Towards Privacy-Preserving Data Cleaning
Data quality has become a pervasive challenge for organizations as they wrangle with large, heterogeneous datasets to extract value. Given the proliferation of sensitive and confidential information, it is crucial to consider data privacy concerns during the data cleaning process. For example, in medical database applications, varying levels of privacy are enforced across the attribute values. Attributes such as a patient's country or city of residence are less sensitive than the patient's prescribed medication. Traditional data cleaning techniques assume the data is openly accessible, without considering the differing levels of information sensitivity.
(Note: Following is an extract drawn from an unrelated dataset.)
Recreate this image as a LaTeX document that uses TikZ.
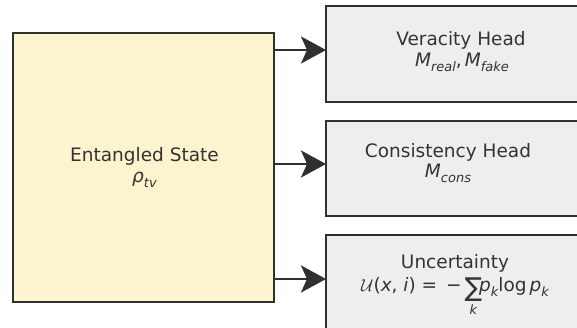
\documentclass[tikz,border=0pt]{standalone}
\usepackage{amsmath}
\usepackage{fontspec}
\setmainfont{DejaVu Sans}
\usetikzlibrary{arrows.meta}
\definecolor{ink}{HTML}{303030}
\definecolor{txt}{HTML}{333333}
\definecolor{cream}{HTML}{FCF3CF}
\definecolor{pale}{HTML}{EDEFEE}
\newcommand\sbs[1]{\raisebox{-0.28em}{\fontsize{13}{13}\selectfont\itshape #1}}
\newcommand\bigsum{\ensuremath{\mathop{\raisebox{-0.3em}{\fontsize{26}{26}\selectfont ∑}}\limits_{\mbox{\fontsize{13}{13}\selectfont\itshape k}}}}
\begin{document}
\begin{tikzpicture}[x=1pt,y=-1pt,
  boxstyle/.style={draw=ink,line width=2.6pt},
  lbl/.style={text=txt,font=\fontsize{18.5}{22}\selectfont,inner sep=0pt,align=center},
  conn/.style={draw=ink,line width=2.6pt,-{Stealth[length=25pt,width=27pt,inset=6pt]}}]
\useasboundingbox (0,0) rectangle (577,328);
\clip (0,0) rectangle (577,328);
\fill[white] (0,0) rectangle (577,328);
% left box
\draw[boxstyle,fill=cream] (13,33) rectangle (274,302);
\coordinate (s1) at (274,50);
\coordinate (s2) at (274,164);
\coordinate (s3) at (274,279);
% right boxes
\draw[boxstyle,fill=pale] (326,6) rectangle (600,102);
\draw[boxstyle,fill=pale] (326,121) rectangle (600,216);
\draw[boxstyle,fill=pale] (326,235) rectangle (600,345);
\coordinate (t1) at (326,50);
\coordinate (t2) at (326,164);
\coordinate (t3) at (326,279);
% texts
\node[lbl] (lt1) at (144.5,156.5) {Entangled State};
\node[lbl] (lt2) at (144.5,180) {{\itshape ρ}\sbs{tv}};
\node[lbl] (a1) at (461,40) {Veracity Head};
\node[lbl] (a2) at (462,62) {{\itshape M}\sbs{real}{,}\,{\itshape M}\sbs{fake}};
\node[lbl] (b1) at (448,152) {Consistency Head};
\node[lbl] (b2) at (448,173) {{\itshape M}\sbs{cons}};
\node[lbl,anchor=base] (c1) at (455,268) {Uncertainty};
\node[lbl,anchor=base,text depth=0pt] (c2) at (455,291) {$\mathcal{U}$({\itshape x}, {\itshape i}) = \,−\,\bigsum\!{\itshape p}\sbs{k}log\,{\itshape p}\sbs{k}};
% connectors
\draw[conn] (s1) -- (t1);
\draw[conn] (s2) -- (t2);
\draw[conn] (s3) -- (t3);
\end{tikzpicture}
\end{document}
In this talk, I will present our framework based on k-anonymity that allows for two parties to exchange information without violating k-anonymity. The goal is to maximize data utility and consistency while minimizing the information disclosure of sensitive values.
--
Fei Chiang is an Assistant Professor in the Department of Computing and Software, and has over 15 years experience in data management spanning academic and industry roles, including serving as Associate Director of McMaster's MacData Institute. She leads the Data Science Research Group, focused on developing tools to facilitate data cleaning, improved data quality and fostering knowledge discovery. She is a Faculty Fellow at the IBM Centre for Advanced Studies, where she is the PI to develop data quality metrics for IBM Watson Analytics. Her recent work has been featured in McMaster Research News, and the SOSCIP 2017 Impact Report. She received her M. Math from the University of Waterloo, and B.Sc and PhD degrees from the University of Toronto, all in Computer Science.